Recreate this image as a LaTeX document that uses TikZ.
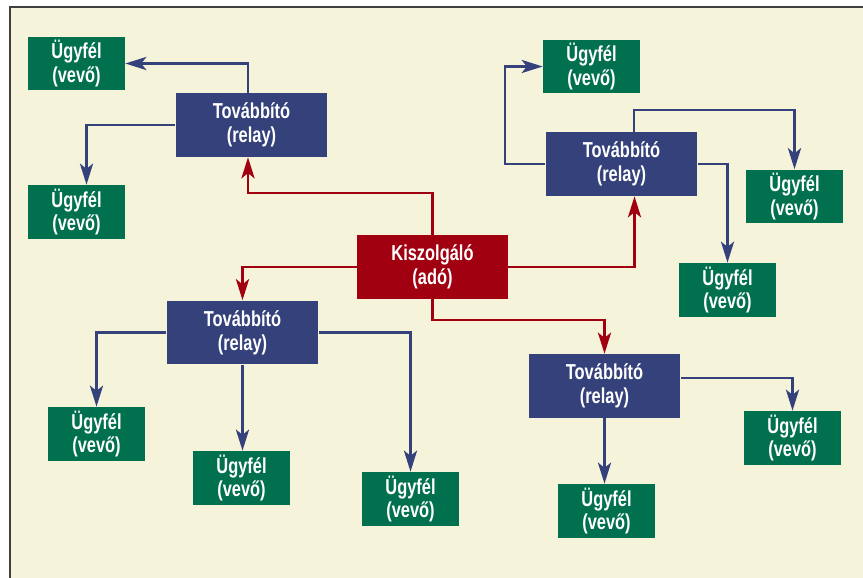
\documentclass[tikz,border=0pt]{standalone}
\usepackage{fontspec}
\usetikzlibrary{arrows.meta,calc}
\newfontfamily\dobozfont{Liberation Sans}[FakeStretch=0.76]
\definecolor{kremszin}{HTML}{F6F3DB}
\definecolor{zold}{HTML}{00704F}
\definecolor{kek}{HTML}{35417A}
\definecolor{piros}{HTML}{A0000F}
\tikzset{
  doboz/.style={inner sep=0pt, align=center, text=white,
    font=\dobozfont\bfseries\fontsize{12.3}{13.5}\selectfont},
  ugyfel/.style={doboz, fill=zold, minimum width=1.94cm, minimum height=1.08cm},
  tovabbito/.style={doboz, fill=kek, minimum width=3.04cm, minimum height=1.28cm},
  kiszolgalo/.style={doboz, fill=piros, minimum width=3.02cm, minimum height=1.28cm},
  kekvonal/.style={kek, line width=1.3pt, -{Stealth[length=12pt,width=7.5pt,inset=3pt]}},
  pirosvonal/.style={piros, line width=1.3pt, -{Stealth[length=12pt,width=7.5pt,inset=3pt]}}
}
\begin{document}
\begin{tikzpicture}[x=0.02cm, y=-0.02cm]
    \useasboundingbox (0,0) rectangle (863,578);
    % Hatter es keret
    \fill[kremszin] (10,7) rectangle (863,578);
    \draw[black!75, line width=1.2pt] (10,578) -- (10,7) -- (863,7);

    % Kiszolgalo
    \node[kiszolgalo] (S) at (432.5,267) {Kiszolgáló\\(adó)};

    % Tovabbitok
    \node[tovabbito] (R1) at (251.5,125) {Továbbító\\(relay)};
    \node[tovabbito] (R2) at (621.5,164) {Továbbító\\(relay)};
    \node[tovabbito] (R3) at (242.5,332.5) {Továbbító\\(relay)};
    \node[tovabbito] (R4) at (604.5,386) {Továbbító\\(relay)};

    % Ugyfelek
    \node[ugyfel] (G1) at (76.5,63.5) {Ügyfél\\(vevő)};
    \node[ugyfel] (G2) at (76.5,212) {Ügyfél\\(vevő)};
    \node[ugyfel] (G3) at (591.5,66.5) {Ügyfél\\(vevő)};
    \node[ugyfel] (G4) at (794.5,196.5) {Ügyfél\\(vevő)};
    \node[ugyfel] (G5) at (727.5,290) {Ügyfél\\(vevő)};
    \node[ugyfel] (G6) at (96.5,434) {Ügyfél\\(vevő)};
    \node[ugyfel] (G7) at (241.5,478) {Ügyfél\\(vevő)};
    \node[ugyfel] (G8) at (410.5,499) {Ügyfél\\(vevő)};
    \node[ugyfel] (G9) at (792.5,438) {Ügyfél\\(vevő)};
    \node[ugyfel] (G10) at (606.5,511) {Ügyfél\\(vevő)};

    % Kiszolgalo -> tovabbitok
    \draw[pirosvonal] (S.north) -- ++(0,-42) -| ($(R1.south)+(-3.5,0)$);
    \draw[pirosvonal] (S.west) -| (R3.north);
    \draw[pirosvonal] (S.east) -| ($(R2.south)+(13,0)$);
    \draw[pirosvonal] (S.south) -- ++(0,21) -| (R4.north);

    % Tovabbitok -> ugyfelek
    \draw[kekvonal] ($(R1.north)+(-3.5,0)$) |- (G1.east);
    \draw[kekvonal] (R1.west) -| ($(G2.north)+(10,0)$);
    \draw[kekvonal] (R2.west) -- ++(-40,0) |- (G3.west);
    \draw[kekvonal] ($(R2.north)+(12.5,0)$) -- ++(0,-22) -| (G4.north);
    \draw[kekvonal] (R2.east) -| (G5.north);
    \draw[kekvonal] (R3.west) -| (G6.north);
    \draw[kekvonal] (R3.south) -- (R3.south |- G7.north);
    \draw[kekvonal] (R3.east) -| (G8.north);
    \draw[kekvonal] ($(R4.east)+(0,-8)$) -| (G9.north);
    \draw[kekvonal] (R4.south) -- (R4.south |- G10.north);
\end{tikzpicture}
\end{document}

☆ ☆ ☆

Problem to work on: Only the lines from the top of the data through the line with "(S) at (432.5,267)" should be quoted, exactly and with both ends kept; skip the pictures.

Correct answer:
Recreate this image as a LaTeX document that uses TikZ.
\documentclass[tikz,border=0pt]{standalone}
\usepackage{fontspec}
\usetikzlibrary{arrows.meta,calc}
\newfontfamily\dobozfont{Liberation Sans}[FakeStretch=0.76]
\definecolor{kremszin}{HTML}{F6F3DB}
\definecolor{zold}{HTML}{00704F}
\definecolor{kek}{HTML}{35417A}
\definecolor{piros}{HTML}{A0000F}
\tikzset{
  doboz/.style={inner sep=0pt, align=center, text=white,
    font=\dobozfont\bfseries\fontsize{12.3}{13.5}\selectfont},
  ugyfel/.style={doboz, fill=zold, minimum width=1.94cm, minimum height=1.08cm},
  tovabbito/.style={doboz, fill=kek, minimum width=3.04cm, minimum height=1.28cm},
  kiszolgalo/.style={doboz, fill=piros, minimum width=3.02cm, minimum height=1.28cm},
  kekvonal/.style={kek, line width=1.3pt, -{Stealth[length=12pt,width=7.5pt,inset=3pt]}},
  pirosvonal/.style={piros, line width=1.3pt, -{Stealth[length=12pt,width=7.5pt,inset=3pt]}}
}
\begin{document}
\begin{tikzpicture}[x=0.02cm, y=-0.02cm]
    \useasboundingbox (0,0) rectangle (863,578);
    % Hatter es keret
    \fill[kremszin] (10,7) rectangle (863,578);
    \draw[black!75, line width=1.2pt] (10,578) -- (10,7) -- (863,7);

    % Kiszolgalo
    \node[kiszolgalo] (S) at (432.5,267) {Kiszolgáló\\(adó)};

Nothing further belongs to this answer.